Concepts for detection of extraterrestrial life/Chapter 8

From Wikisource

CHAPTER VIII


Optical Rotation


To determine the presence of life on other planets through remotely controlled instruments, two factors must be considered. First, we postulate that life on other planets has a chemistry similar to ours. This is an obvious first guess and may well prove to be approximately correct. As was shown in the introduction, there is reason to believe that the chemical events occurring on the primitive Earth also occurred on other planets of the solar system. Secondly, what is life and how do you know when you have found it?

“This,” says Dr. Ira Blei, “brings us to the heart of the problem of the search for life on other planets.” Dr. Blei, of Melpar, is the scientist in charge of the optical rotatory experiment for NASA.

How can one design single experiments which will provide enough information to permit a decision to be made concerning the existence of biologically significant molecules? Life has become very difficult to define in just a few words. The highest form of life on Earth, man, is a collection of very complex molecules having certain life-like properties associated with them. At the other end of the scale are the many types of simple chemical substances—sugars for example—which are obviously not alive. Further, somewhere between the two extremes are systems which are sometimes “alive” and sometimes not: the viruses.

So, we may look for a substance or property which is common to all life. One measurable property which has consistently been found in all living systems is optical rotation. A substance is said to possess optical activity when a “flat ribbon,” or plane wave, of light (polarized) passing through this substance is twisted, or rotated, so that the flat ribbon of light emerges in a new plane.

This ability to rotate the plane of polarized light is associated with molecular structure in a unique manner, just as the absorption spectroscopic characteristics are unique. Not all materials are capable of rotating the plane of polarized light; however, nucleic acids, proteins, and carbohydrates, all associated with life, do.

To measure the ability of a substance to rotate plane polarized light, it is necessary to place the substance between two polarizing filters. Plane polarized light passes through the substance into the second filter, which has been rotated so that no light can penetrate. Now, if the natural material can cause the plane ray to twist, some light will begin to leak through the second, or analyzer, filter. To restore the initial condition of the incident light leak, the analyzer must be rotated through a certain angle. The extent to which the analyzer is rotated is the measure of net optical rotation. Figure


Figure 12.—Optical system for optical-rotatory device.

12 shows the general layout of the optical component of the optical rotation device.

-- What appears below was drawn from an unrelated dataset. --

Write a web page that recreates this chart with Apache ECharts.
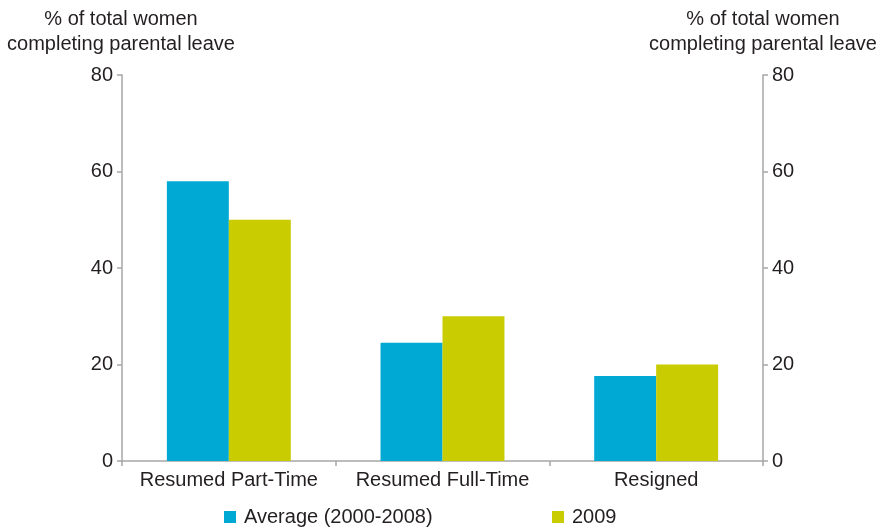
<!DOCTYPE html>
<html>
<head>
<meta charset="utf-8">
<script src="https://cdn.jsdelivr.net/npm/echarts@6/dist/echarts.min.js"></script>
<style>
  html, body { margin: 0; padding: 0; background: #fff; }
  #chart { width: 882px; height: 529px; }
</style>
</head>
<body>
<div id="chart"></div>
<script>
// Parental leave outcomes, share of women completing leave
const categories = ['Resumed Part-Time', 'Resumed Full-Time', 'Resigned'];
const averageValues = [58, 24.5, 17.6];
const values2009 = [50, 30, 20];
const seriesNames = ['Average (2000-2008)', '2009'];
const axisTitle = '% of total women\ncompleting parental leave';

const FONT = '"Liberation Sans", Arial, sans-serif';
const TEXT = '#231f20';
const AXIS = '#a6a6a6';
const BLUE = '#00a9d4';
const OLIVE = '#c8cc00';

const chart = echarts.init(document.getElementById('chart'), null, { renderer: 'canvas' });

const valueAxis = (pos) => ({
  type: 'value',
  position: pos,
  min: 0,
  max: 80,
  interval: 20,
  splitLine: { show: false },
  axisLine: { show: true, lineStyle: { color: AXIS, width: 1.5 } },
  axisTick: { show: true, length: 5, lineStyle: { color: AXIS, width: 1.5 } },
  axisLabel: { color: TEXT, fontSize: 20, fontFamily: FONT, margin: 9 }
});

const titleStyle = {
  color: TEXT, fontSize: 20, fontWeight: 'normal', fontFamily: FONT, lineHeight: 25, align: 'center'
};

const legendStyle = {
  top: 502, itemWidth: 12, itemHeight: 12, icon: 'rect',
  textStyle: { color: TEXT, fontSize: 20, fontFamily: FONT, padding: [0, 0, 0, 3] }
};

chart.setOption({
  animation: false,
  textStyle: { fontFamily: FONT },
  grid: { left: 122, right: 119, top: 75, bottom: 68 },
  title: [
    { text: axisTitle, left: 116, top: 2, textAlign: 'center', textStyle: titleStyle },
    { text: axisTitle, left: 758, top: 2, textAlign: 'center', textStyle: titleStyle }
  ],
  legend: [
    Object.assign({ data: [seriesNames[0]], left: 219 }, legendStyle),
    Object.assign({ data: [seriesNames[1]], left: 547 }, legendStyle)
  ],
  xAxis: {
    type: 'category',
    data: categories,
    axisLine: { show: true, lineStyle: { color: AXIS, width: 1.5 } },
    axisTick: { show: true, interval: 0, length: 5, lineStyle: { color: AXIS, width: 1.5 } },
    axisLabel: { interval: 0, hideOverlap: false, color: TEXT, fontSize: 20, fontFamily: FONT, margin: 9 }
  },
  yAxis: [valueAxis('left'), valueAxis('right')],
  series: [
    { name: seriesNames[0], type: 'bar', data: averageValues, yAxisIndex: 0,
      itemStyle: { color: BLUE }, barGap: '0%', barCategoryGap: '42%' },
    { name: seriesNames[1], type: 'bar', data: values2009, yAxisIndex: 0,
      itemStyle: { color: OLIVE }, barGap: '0%', barCategoryGap: '42%' }
  ]
});
</script>
</body>
</html>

An important feature of optical rotation is that it is thousands of times more sensitive near a spectroscopic absorption band of the substance than at wavelengths removed from it. Such biological molecules as nucleic acids and aromatic amino acids maximally absorb in the 2600 Å and 2800 Å regions, respectively. Organic compounds formed by chemical synthesis generally consist of mixtures which rotate light in opposite directions and thus neutralize each other. It is a characteristic property of living things to select and synthesize forms which rotate polarized light in one direction.